=== Information provided ===

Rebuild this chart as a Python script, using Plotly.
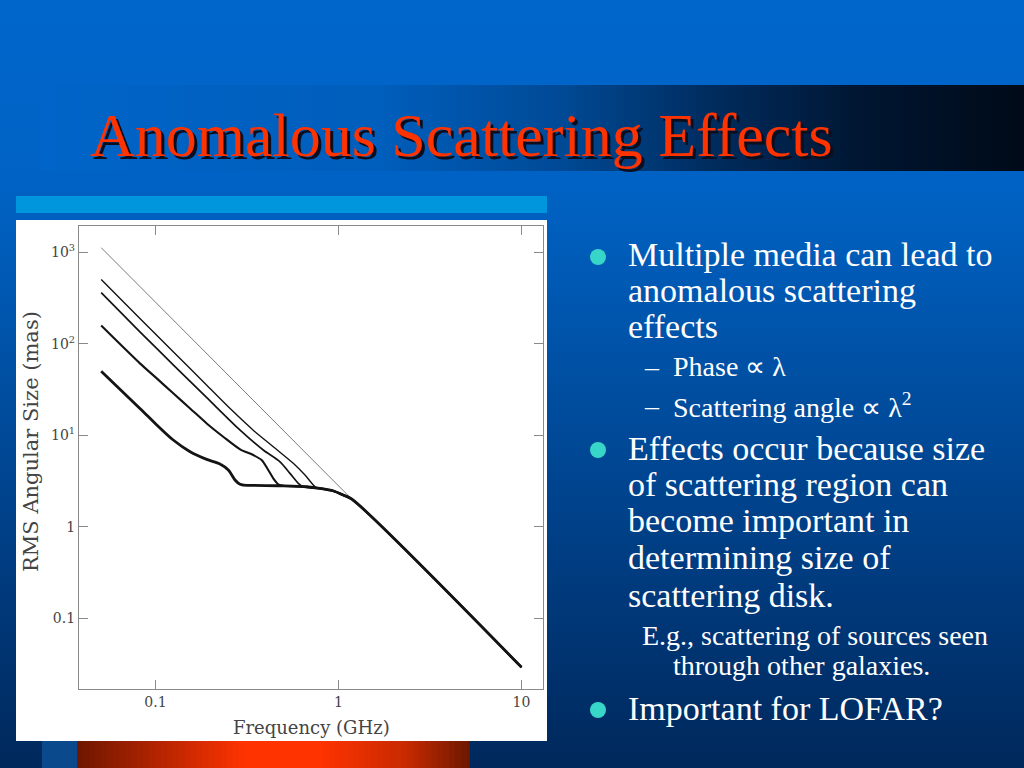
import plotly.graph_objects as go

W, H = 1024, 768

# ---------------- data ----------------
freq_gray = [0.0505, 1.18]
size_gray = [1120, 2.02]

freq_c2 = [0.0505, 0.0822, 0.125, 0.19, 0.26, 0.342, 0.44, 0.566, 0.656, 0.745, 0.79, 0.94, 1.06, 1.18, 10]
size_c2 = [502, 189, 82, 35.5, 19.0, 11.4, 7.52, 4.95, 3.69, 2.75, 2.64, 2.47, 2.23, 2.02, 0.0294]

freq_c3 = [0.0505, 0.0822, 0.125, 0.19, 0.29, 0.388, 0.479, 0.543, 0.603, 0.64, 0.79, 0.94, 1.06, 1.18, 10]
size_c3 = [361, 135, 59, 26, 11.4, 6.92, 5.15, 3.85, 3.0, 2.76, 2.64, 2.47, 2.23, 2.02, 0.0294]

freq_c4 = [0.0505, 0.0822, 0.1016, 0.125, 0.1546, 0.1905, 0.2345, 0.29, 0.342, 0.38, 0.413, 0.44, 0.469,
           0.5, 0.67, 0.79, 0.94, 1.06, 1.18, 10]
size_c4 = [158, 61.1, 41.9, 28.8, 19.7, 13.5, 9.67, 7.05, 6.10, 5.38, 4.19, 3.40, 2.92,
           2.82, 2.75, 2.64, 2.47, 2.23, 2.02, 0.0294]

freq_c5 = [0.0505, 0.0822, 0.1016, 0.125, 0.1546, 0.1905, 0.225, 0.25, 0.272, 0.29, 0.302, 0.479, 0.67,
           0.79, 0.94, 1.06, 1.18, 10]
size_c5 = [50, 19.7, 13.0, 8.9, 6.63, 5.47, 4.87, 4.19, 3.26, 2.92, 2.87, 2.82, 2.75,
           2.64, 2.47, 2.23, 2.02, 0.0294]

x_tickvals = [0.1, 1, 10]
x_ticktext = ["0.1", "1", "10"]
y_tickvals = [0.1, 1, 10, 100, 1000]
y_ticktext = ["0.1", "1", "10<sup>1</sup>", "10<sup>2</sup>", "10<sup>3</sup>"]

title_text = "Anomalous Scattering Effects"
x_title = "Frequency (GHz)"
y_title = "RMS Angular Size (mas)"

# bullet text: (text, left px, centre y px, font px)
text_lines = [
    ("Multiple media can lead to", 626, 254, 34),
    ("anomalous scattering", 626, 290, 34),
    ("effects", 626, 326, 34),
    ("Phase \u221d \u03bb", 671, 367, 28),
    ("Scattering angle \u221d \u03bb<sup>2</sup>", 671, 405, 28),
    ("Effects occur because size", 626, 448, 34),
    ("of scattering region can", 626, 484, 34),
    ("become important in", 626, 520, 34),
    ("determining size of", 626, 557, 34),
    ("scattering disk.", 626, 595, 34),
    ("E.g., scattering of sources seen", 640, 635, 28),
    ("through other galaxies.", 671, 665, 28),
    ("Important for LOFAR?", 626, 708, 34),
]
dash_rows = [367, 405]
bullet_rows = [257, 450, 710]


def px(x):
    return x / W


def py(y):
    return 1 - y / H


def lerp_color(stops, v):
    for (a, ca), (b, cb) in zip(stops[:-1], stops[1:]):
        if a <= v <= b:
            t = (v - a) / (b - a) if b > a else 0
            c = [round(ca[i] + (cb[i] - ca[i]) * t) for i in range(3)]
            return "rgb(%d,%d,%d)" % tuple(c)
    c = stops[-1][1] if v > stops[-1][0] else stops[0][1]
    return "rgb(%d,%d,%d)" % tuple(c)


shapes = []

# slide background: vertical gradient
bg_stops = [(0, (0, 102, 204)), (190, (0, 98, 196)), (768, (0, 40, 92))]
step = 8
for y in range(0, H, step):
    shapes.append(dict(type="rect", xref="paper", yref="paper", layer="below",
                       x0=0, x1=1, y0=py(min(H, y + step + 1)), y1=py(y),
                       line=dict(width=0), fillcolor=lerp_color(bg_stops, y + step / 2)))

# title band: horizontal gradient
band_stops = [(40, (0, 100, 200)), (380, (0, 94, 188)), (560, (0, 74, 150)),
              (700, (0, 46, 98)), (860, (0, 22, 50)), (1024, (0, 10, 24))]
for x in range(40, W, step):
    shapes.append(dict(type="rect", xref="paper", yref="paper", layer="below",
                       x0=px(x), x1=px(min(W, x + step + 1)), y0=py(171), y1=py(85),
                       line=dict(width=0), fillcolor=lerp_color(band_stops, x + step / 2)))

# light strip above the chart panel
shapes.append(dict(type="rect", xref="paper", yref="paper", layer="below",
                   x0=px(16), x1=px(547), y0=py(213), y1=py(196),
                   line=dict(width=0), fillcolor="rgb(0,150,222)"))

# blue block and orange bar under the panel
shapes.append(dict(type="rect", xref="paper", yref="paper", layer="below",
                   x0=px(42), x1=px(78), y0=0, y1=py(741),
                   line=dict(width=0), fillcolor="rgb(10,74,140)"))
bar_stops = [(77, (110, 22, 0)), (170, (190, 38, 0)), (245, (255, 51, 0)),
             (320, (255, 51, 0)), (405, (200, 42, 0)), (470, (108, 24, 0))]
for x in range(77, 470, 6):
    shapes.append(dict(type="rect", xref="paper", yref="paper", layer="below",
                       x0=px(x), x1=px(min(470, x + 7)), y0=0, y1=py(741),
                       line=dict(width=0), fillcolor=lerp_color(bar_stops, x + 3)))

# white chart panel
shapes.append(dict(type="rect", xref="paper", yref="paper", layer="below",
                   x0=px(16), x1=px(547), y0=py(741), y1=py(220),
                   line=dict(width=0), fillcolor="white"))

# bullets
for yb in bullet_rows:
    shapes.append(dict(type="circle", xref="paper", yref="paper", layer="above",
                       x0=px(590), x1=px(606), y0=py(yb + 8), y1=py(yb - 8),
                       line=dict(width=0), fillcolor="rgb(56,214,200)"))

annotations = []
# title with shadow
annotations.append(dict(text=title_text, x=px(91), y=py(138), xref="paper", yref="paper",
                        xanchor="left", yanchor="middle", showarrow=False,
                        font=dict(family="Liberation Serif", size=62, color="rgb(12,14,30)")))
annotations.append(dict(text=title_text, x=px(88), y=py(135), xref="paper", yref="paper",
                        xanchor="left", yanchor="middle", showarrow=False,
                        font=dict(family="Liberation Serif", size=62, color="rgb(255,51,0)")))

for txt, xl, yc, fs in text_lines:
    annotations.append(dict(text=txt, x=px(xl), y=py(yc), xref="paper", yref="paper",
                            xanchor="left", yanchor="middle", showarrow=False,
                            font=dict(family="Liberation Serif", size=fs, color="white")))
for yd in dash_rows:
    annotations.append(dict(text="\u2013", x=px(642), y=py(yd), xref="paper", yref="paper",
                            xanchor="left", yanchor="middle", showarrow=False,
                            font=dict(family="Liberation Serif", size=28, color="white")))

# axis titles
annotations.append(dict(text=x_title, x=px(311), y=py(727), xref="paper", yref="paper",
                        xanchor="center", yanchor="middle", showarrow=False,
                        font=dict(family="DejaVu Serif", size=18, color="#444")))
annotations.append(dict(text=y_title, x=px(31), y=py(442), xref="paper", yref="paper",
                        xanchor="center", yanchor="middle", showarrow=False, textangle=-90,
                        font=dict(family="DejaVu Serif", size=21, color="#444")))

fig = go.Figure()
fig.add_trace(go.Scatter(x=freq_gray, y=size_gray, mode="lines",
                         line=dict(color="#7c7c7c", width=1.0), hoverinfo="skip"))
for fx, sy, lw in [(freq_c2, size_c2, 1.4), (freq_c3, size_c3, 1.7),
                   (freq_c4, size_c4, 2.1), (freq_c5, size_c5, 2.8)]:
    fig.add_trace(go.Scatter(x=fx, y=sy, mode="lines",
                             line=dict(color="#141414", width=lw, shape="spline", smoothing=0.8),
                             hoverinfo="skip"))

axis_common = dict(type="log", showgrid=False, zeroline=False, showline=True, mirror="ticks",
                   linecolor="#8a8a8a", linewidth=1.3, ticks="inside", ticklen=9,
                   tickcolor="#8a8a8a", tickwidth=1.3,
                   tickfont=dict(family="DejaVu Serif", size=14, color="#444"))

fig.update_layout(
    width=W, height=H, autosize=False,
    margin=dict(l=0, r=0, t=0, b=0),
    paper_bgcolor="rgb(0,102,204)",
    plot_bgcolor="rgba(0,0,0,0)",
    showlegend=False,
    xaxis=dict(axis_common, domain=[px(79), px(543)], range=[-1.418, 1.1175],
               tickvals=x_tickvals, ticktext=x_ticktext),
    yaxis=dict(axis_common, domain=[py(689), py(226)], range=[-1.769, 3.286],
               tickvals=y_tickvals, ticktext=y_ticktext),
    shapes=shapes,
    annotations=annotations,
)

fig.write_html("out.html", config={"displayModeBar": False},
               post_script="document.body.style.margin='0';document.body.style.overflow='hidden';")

===

Print the data above verbatim from the first line through the line holding "size_gray = [1120, 2.02]", leaving every picture out.

--- Expected answer ---
Rebuild this chart as a Python script, using Plotly.
import plotly.graph_objects as go

W, H = 1024, 768

# ---------------- data ----------------
freq_gray = [0.0505, 1.18]
size_gray = [1120, 2.02]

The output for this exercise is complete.